The questions put to Gavein dealt with minutiae, since the basic facts had been known for some time. He repeated things that he had repeated several times already. This exhaustive interrogating made no sense to him: if you analyzed carefully enough what any citizen did, you were bound to find some link between him and the fate of any other citizen.
But the invisible leaders had faith in Medved and his statisticians. Deaths were being classified by their degree of connectedness to Gavein. The death count, broken up into these categories, was displayed daily on the DS monitors. Each time, Gavein looked for a death unrelated to him, but the number in that column—labeled Apparent Lack of Connection with GT—was always zero.
He was not allowed to use the telephone, but they promised him that every day someone would call Ra Mahleiné and speak with her. He could listen to her voice recorded on tape.
“Dr. Nott sends me pills regularly. I’m stronger after taking them and have stopped sleeping during the day,” said Ra Mahleiné in one recording. “They’ve provided me with a wheelchair. Lorraine pushes me along the streets around the house. Laila is not doing as well. Fatima asked if her daughter could push my wheelchair sometimes. Wilcox has hanged himself, and since then Brenda does nothing but drink. I never see her sober. The buildings around us are all abandoned, the stores boarded up. Our necessities, even the alcohol for Brenda, but whatever we ask for, are brought by police van.”
There was a rattling sound in the receiver.

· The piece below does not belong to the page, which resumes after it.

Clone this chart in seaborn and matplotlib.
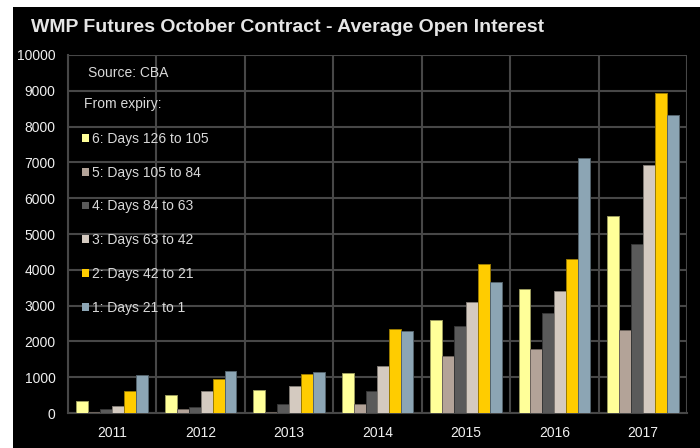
import matplotlib
matplotlib.use("Agg")
import matplotlib.pyplot as plt
from matplotlib.patches import Rectangle, Patch
from matplotlib.ticker import MultipleLocator, FixedLocator
from matplotlib.colors import to_rgb
import seaborn as sns
import pandas as pd

# Average open interest per contract year, by window before expiry
years = ["2011", "2012", "2013", "2014", "2015", "2016", "2017"]
series_labels = [
    "6: Days 126 to 105",
    "5: Days 105 to 84",
    "4: Days 84 to 63",
    "3: Days 63 to 42",
    "2: Days 42 to 21",
    "1: Days 21 to 1",
]
days_126_105 = [335, 500, 640, 1125, 2605, 3455, 5500]
days_105_84 = [30, 110, 30, 245, 1580, 1795, 2320]
days_84_63 = [110, 175, 260, 625, 2440, 2790, 4720]
days_63_42 = [205, 610, 760, 1325, 3110, 3400, 6925]
days_42_21 = [620, 960, 1090, 2340, 4150, 4290, 8950]
days_21_1 = [1060, 1160, 1150, 2300, 3665, 7120, 8330]
colors = ["#FFFF99", "#B3A398", "#5A5A5A", "#D4CAC0", "#FFCC00", "#8CA5B4"]

all_series = [days_126_105, days_105_84, days_84_63, days_63_42, days_42_21, days_21_1]
rows = []
for label, vals in zip(series_labels, all_series):
    for yr, v in zip(years, vals):
        rows.append({"year": yr, "window": label, "value": v})
df = pd.DataFrame(rows)

sns.set_theme(style="dark")
plt.rcParams["font.family"] = ["Liberation Sans", "DejaVu Sans"]

fig = plt.figure(figsize=(7.0, 4.48), dpi=100, facecolor="white")
W, H = 700, 448
# black panel behind everything, leaving a thin white margin on top and left
panel = Rectangle((13 / W, 0), (W - 13) / W, (H - 7) / H,
                  transform=fig.transFigure, facecolor="black",
                  edgecolor="none", zorder=-10)
fig.add_artist(panel)

ax = fig.add_axes([68 / W, 1 - 413 / H, (687 - 68) / W, (413 - 55) / H])
ax.set_facecolor("black")

sns.barplot(data=df, x="year", y="value", hue="window", order=years,
            hue_order=series_labels, palette=colors, width=0.81,
            saturation=1, linewidth=0.7, ax=ax, legend=False, zorder=3)

# thin darker outline around each bar
for bar in ax.patches:
    r, g, b = to_rgb(bar.get_facecolor())
    bar.set_edgecolor((r * 0.6, g * 0.6, b * 0.6))

grid_col = "#474747"
ax.set_ylim(0, 10000)
ax.set_xlim(-0.5, len(years) - 0.5)
ax.yaxis.set_major_locator(MultipleLocator(1000))
ax.xaxis.set_minor_locator(FixedLocator([i - 0.5 for i in range(len(years) + 1)]))
ax.grid(True, axis="y", which="major", color=grid_col, linewidth=1.5, zorder=1)
ax.grid(True, axis="x", which="minor", color=grid_col, linewidth=1.5, zorder=1)
ax.grid(False, axis="x", which="major")
ax.set_axisbelow(True)
for side in ["left", "bottom"]:
    ax.spines[side].set_visible(True)
    ax.spines[side].set_color(grid_col)
    ax.spines[side].set_linewidth(1.5)
for side in ["top", "right"]:
    ax.spines[side].set_visible(False)

ax.tick_params(axis="both", which="both", length=0, colors="#f0f0f0", labelsize=10)
ax.tick_params(axis="y", pad=9)
ax.tick_params(axis="x", pad=9)
ax.set_xlabel("")
ax.set_ylabel("")

fig.text(31 / W, 1 - 27 / H, "WMP Futures October Contract - Average Open Interest",
         color="#e6e6e6", fontsize=14, fontweight="bold", va="center", ha="left")

fig.text(88 / W, 1 - 73 / H, "Source: CBA", color="#d9d9d9", fontsize=10,
         va="center", ha="left")
fig.text(84 / W, 1 - 104 / H, "From expiry:", color="#d9d9d9", fontsize=10,
         va="center", ha="left")

handles = [Patch(facecolor=c, edgecolor="none") for c in colors]
leg = fig.legend(handles, series_labels, loc="upper left",
                 bbox_to_anchor=(82 / W, 1 - 132 / H), frameon=False,
                 fontsize=10, labelcolor="#d9d9d9", handlelength=0.5,
                 handleheight=0.5, handletextpad=0.25, labelspacing=1.42,
                 borderpad=0, borderaxespad=0)

fig.savefig("out.png", dpi=100, facecolor=fig.get_facecolor())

“We don’t pay for a thing. It’s like having unlimited credit with the government bank. This is not good, not normal.” She paused, then continued. “Zef started reading Nest of Worlds. He says he’s undergoing mind thaw, because there are no lectures now to deplete his gray matter, so he’s taken up the book and the matter of Wilcox. He also says he needs to choose a topic for his thesis. Edda wanted to throw the book out, but Zef told her that since his Name is Murhred, it’s not the book that threatens him but other people. Also, he told her that he read in the introduction that the book would finish off only Wilcox. I don’t know if that convinced her, but for the time being she has stopped talking about chucking books into the fire. Zef is reading a lot, taking notes, many notes, because this will be his thesis. You wouldn’t believe how he’s changed. He cut off his Mohawk. He wears gray. He can pester me with questions for an hour, for example asking if his clothes have achieved the Lavath standard for dullness. His enthusiasm gives him energy, not at all the way it was with Wilcox. The book destroyed Harry, you could see day by day how he was falling apart, how the end was coming.”